Que le « ressenti » dise la vérité du sexe, vérité que prétend révéler la thèse du « gender », cela suppose d’accréditer la thèse du « mauvais corps », bref l’explication simpliste selon un « bug » corporel dont on prétend chercher la cause, qui serait « biologique » : tout est fait pour ne pas aborder le désarroi que traduit chez les jeunes le fait de ne pas se sentir bien dans son corps de garçon ou de fille, problématique sérieuse et prise avec le plus grand sérieux par les pédopsychiatres français – en refusant les théories factices nord-américaines.

Est-ce que l’Éducation nationale dans le programme EVARS commet une erreur dans l’appréhension du fait sexué chez l’enfant ? Comment la personnalité enfantine se construit ?

L’un des aspects qu’il faut souligner est le dévoiement que ce programme crée pour la fonction enseignante. Son rôle est de transmettre des connaissances validées. Or, le contenu de l’EVARS est infiltré, pour ne pas dire inspiré, par la thèse nord-américaine du « gender », dont au minimum il n’est pas tranché si elle relève de la connaissance avérée ou de la croyance. La « formation » des enseignants mise en avant par les autorités ministérielles, omet que la sexualité est de l’ordre du vécu, pas des apprentissages.
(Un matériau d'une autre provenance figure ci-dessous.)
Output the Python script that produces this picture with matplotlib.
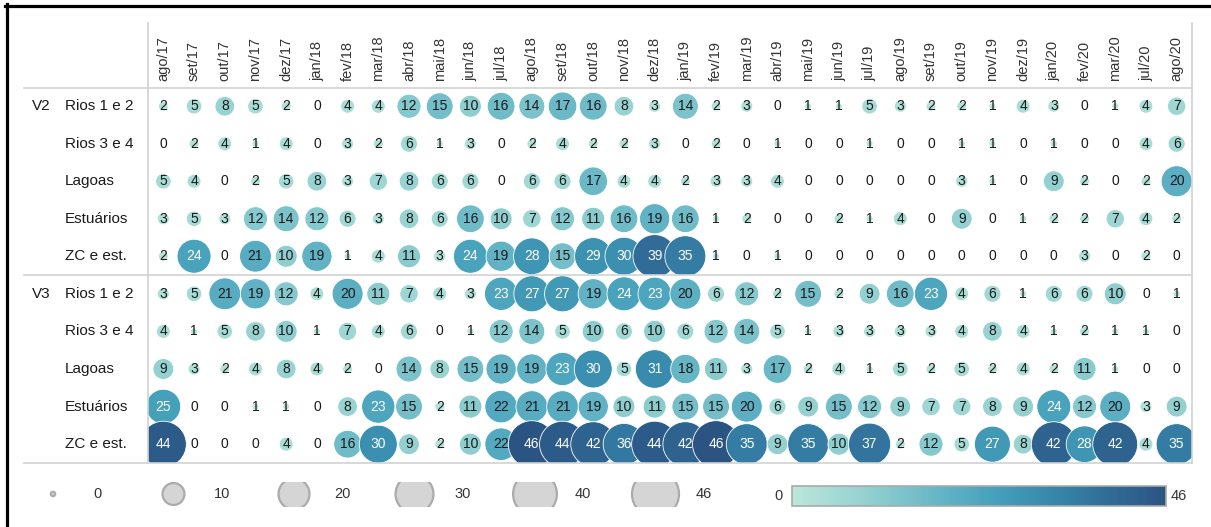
"""Bubble grid: monthly counts per habitat, V2 vs V3."""

import matplotlib

matplotlib.use("Agg")
import matplotlib.pyplot as plt  # noqa: E402
import numpy as np
from matplotlib.colors import LinearSegmentedColormap, Normalize
from matplotlib.colorbar import ColorbarBase
from matplotlib.lines import Line2D
from matplotlib.transforms import blended_transform_factory

plt.rcParams["font.family"] = ["Liberation Sans", "DejaVu Sans"]

MONTHS = [
    "ago/17", "set/17", "out/17", "nov/17", "dez/17", "jan/18", "fev/18", "mar/18",
    "abr/18", "mai/18", "jun/18", "jul/18", "ago/18", "set/18", "out/18", "nov/18",
    "dez/18", "jan/19", "fev/19", "mar/19", "abr/19", "mai/19", "jun/19", "jul/19",
    "ago/19", "set/19", "out/19", "nov/19", "dez/19", "jan/20", "fev/20", "mar/20",
    "jul/20", "ago/20",
]
ROWS = ["Rios 1 e 2", "Rios 3 e 4", "Lagoas", "Estuários", "ZC e est."]
GROUPS = ["V2", "V3"]

V2_RIOS12 = [2, 5, 8, 5, 2, 0, 4, 4, 12, 15, 10, 16, 14, 17, 16, 8, 3, 14, 2, 3, 0, 1, 1, 5, 3, 2, 2, 1, 4, 3, 0, 1, 4, 7]
V2_RIOS34 = [0, 2, 4, 1, 4, 0, 3, 2, 6, 1, 3, 0, 2, 4, 2, 2, 3, 0, 2, 0, 1, 0, 0, 1, 0, 0, 1, 1, 0, 1, 0, 0, 4, 6]
V2_LAGOAS = [5, 4, 0, 2, 5, 8, 3, 7, 8, 6, 6, 0, 6, 6, 17, 4, 4, 2, 3, 3, 4, 0, 0, 0, 0, 0, 3, 1, 0, 9, 2, 0, 2, 20]
V2_ESTUARIOS = [3, 5, 3, 12, 14, 12, 6, 3, 8, 6, 16, 10, 7, 12, 11, 16, 19, 16, 1, 2, 0, 0, 2, 1, 4, 0, 9, 0, 1, 2, 2, 7, 4, 2]
V2_ZC = [2, 24, 0, 21, 10, 19, 1, 4, 11, 3, 24, 19, 28, 15, 29, 30, 39, 35, 1, 0, 1, 0, 0, 0, 0, 0, 0, 0, 0, 0, 3, 0, 2, 0]

V3_RIOS12 = [3, 5, 21, 19, 12, 4, 20, 11, 7, 4, 3, 23, 27, 27, 19, 24, 23, 20, 6, 12, 2, 15, 2, 9, 16, 23, 4, 6, 1, 6, 6, 10, 0, 1]
V3_RIOS34 = [4, 1, 5, 8, 10, 1, 7, 4, 6, 0, 1, 12, 14, 5, 10, 6, 10, 6, 12, 14, 5, 1, 3, 3, 3, 3, 4, 8, 4, 1, 2, 1, 1, 0]
V3_LAGOAS = [9, 3, 2, 4, 8, 4, 2, 0, 14, 8, 15, 19, 19, 23, 30, 5, 31, 18, 11, 3, 17, 2, 4, 1, 5, 2, 5, 2, 4, 2, 11, 1, 0, 0]
V3_ESTUARIOS = [25, 0, 0, 1, 1, 0, 8, 23, 15, 2, 11, 22, 21, 21, 19, 10, 11, 15, 15, 20, 6, 9, 15, 12, 9, 7, 7, 8, 9, 24, 12, 20, 3, 9]
V3_ZC = [44, 0, 0, 0, 4, 0, 16, 30, 9, 2, 10, 22, 46, 44, 42, 36, 44, 42, 46, 35, 9, 35, 10, 37, 2, 12, 5, 27, 8, 42, 28, 42, 4, 35]

LEGEND_VALUES = [0, 10, 20, 30, 40, 46]
VMIN, VMAX = 0, 46

W, H = 1211, 527
RMAX = 23.5  # px radius of the largest bubble
INK = "#1a1a1a"
GRID = "#d2d2d2"

CMAP = LinearSegmentedColormap.from_list(
    "tealblue",
    [
        (0.0, "#bce6da"),
        (0.2, "#93d0d0"),
        (0.4, "#63b4c5"),
        (0.55, "#449fba"),
        (0.7, "#3787ab"),
        (0.85, "#306c97"),
        (1.0, "#2c5483"),
    ],
)
NORM = Normalize(VMIN, VMAX)


def fx(px):
    return px / W


def fy(py):
    return 1 - py / H


def _size(values, rmin=0.0):
    r = np.maximum(RMAX * np.sqrt(np.asarray(values, float) / VMAX), rmin)
    return (2 * r * 72 / 100) ** 2


def _panel(fig, top, bottom, group, rows):
    ax = fig.add_axes([fx(148), fy(bottom), fx(1192) - fx(148), (bottom - top) / H])
    ax.set_xlim(-0.5, len(MONTHS) - 0.5)
    ax.set_ylim(len(rows) - 0.5, -0.5)
    ax.axis("off")
    xs = np.arange(len(MONTHS))
    for i, vals in enumerate(rows):
        vals = np.asarray(vals)
        ax.scatter(xs, np.full(len(xs), i), s=_size(vals), c=vals, cmap=CMAP, norm=NORM,
                   edgecolors="white", linewidths=0.6, zorder=2)
        for x, v in zip(xs, vals):
            ax.text(x, i, str(v), ha="center", va="center", fontsize=10,
                    color="white" if v > 22 else INK, zorder=3)
    lab = blended_transform_factory(fig.transFigure, ax.transData)
    ax.text(fx(32), 0, group, transform=lab, ha="left", va="center", fontsize=11,
            color=INK, clip_on=False)
    for i, name in enumerate(ROWS):
        ax.text(fx(65), i, name, transform=lab, ha="left", va="center", fontsize=11,
                color=INK, clip_on=False)
    return ax


def main():
    fig = plt.figure(figsize=(W / 100, H / 100), dpi=100)

    ax2 = _panel(fig, 87.5, 275, GROUPS[0], [V2_RIOS12, V2_RIOS34, V2_LAGOAS, V2_ESTUARIOS, V2_ZC])
    _panel(fig, 275, 463, GROUPS[1], [V3_RIOS12, V3_RIOS34, V3_LAGOAS, V3_ESTUARIOS, V3_ZC])

    # month header
    hdr = blended_transform_factory(ax2.transData, fig.transFigure)
    for i, m in enumerate(MONTHS):
        ax2.text(i, fy(81), m, transform=hdr, rotation=90, ha="center", va="bottom",
                 fontsize=10.5, color="#333333", clip_on=False)

    # table lines
    for y in (87.5, 275, 463):
        fig.add_artist(Line2D([fx(24), fx(1192)], [fy(y), fy(y)], color=GRID, lw=1.2))
    for x in (148, 1192):
        fig.add_artist(Line2D([fx(x), fx(x)], [fy(23), fy(463)], color=GRID, lw=1.2))

    # outer black frame (top and left)
    fig.add_artist(Line2D([fx(5), 1], [fy(5.5), fy(5.5)], color="black", lw=2.3))
    fig.add_artist(Line2D([fx(6.5), fx(6.5)], [fy(4), 0], color="black", lw=2.3))

    # size legend, clipped to a thin band
    axl = fig.add_axes([0, fy(507), 1, 25 / H])
    axl.set_xlim(0, W)
    axl.set_ylim(507, 482)
    axl.axis("off")
    lx = 53 + 120.5 * np.arange(len(LEGEND_VALUES))
    axl.scatter(lx, np.full(len(lx), 494), s=_size(LEGEND_VALUES, rmin=2.2),
                facecolor="#d5d5d5", edgecolor="#ababab", linewidths=1.6)
    for x, v in zip(lx, LEGEND_VALUES):
        axl.text(x + 40, 494, str(v), ha="left", va="center", fontsize=10.5,
                 color="#333333", clip_on=False)

    # colour bar
    axc = fig.add_axes([fx(792), fy(506), fx(1166) - fx(792), 20 / H])
    cb = ColorbarBase(axc, cmap=CMAP, norm=NORM, orientation="horizontal")
    cb.set_ticks([])
    cb.outline.set_edgecolor("#aaaaaa")
    cb.outline.set_linewidth(1.2)
    fig.text(fx(783), fy(495.5), str(VMIN), ha="right", va="center", fontsize=10.5, color="#333333")
    fig.text(fx(1171), fy(495.5), str(VMAX), ha="left", va="center", fontsize=10.5, color="#333333")

    fig.savefig("out.png", dpi=100, facecolor="white")
    plt.close(fig)


if __name__ == "__main__":
    main()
Surtout, la parole enseignante, de plus déployée en milieu collectif, n’est pas cadrée par les interdits familiaux (de l’inceste et du meurtre) qui par l’effet du lien filial en filtrent l’impact psychoaffectif sur les enfants. Le risque est dans le caractère troublant d’un tel enseignement, même par des professionnels respectueux, soulignant l’ambiguïté de prétendre que cet enseignement aurait une vertu préventive des abus sexuels et incestueux.

Les parents doivent être d’autant plus vigilants que l’EVARS peut être délégué à des associations agréées par l’Éducation nationale, dont le caractère militant leur a longtemps été caché. La question n’est pas de soupeser ce qu’il y aurait de valable dans ce programme EVARS : il doit être supprimé, purement et simplement. Et au passage suggérer que le ministère de l’Éducation nationale se concentre sur la chute libre de l’instruction publique en France et la perte vertigineuse du niveau des enseignants comme des élèves. C’est là sa mission.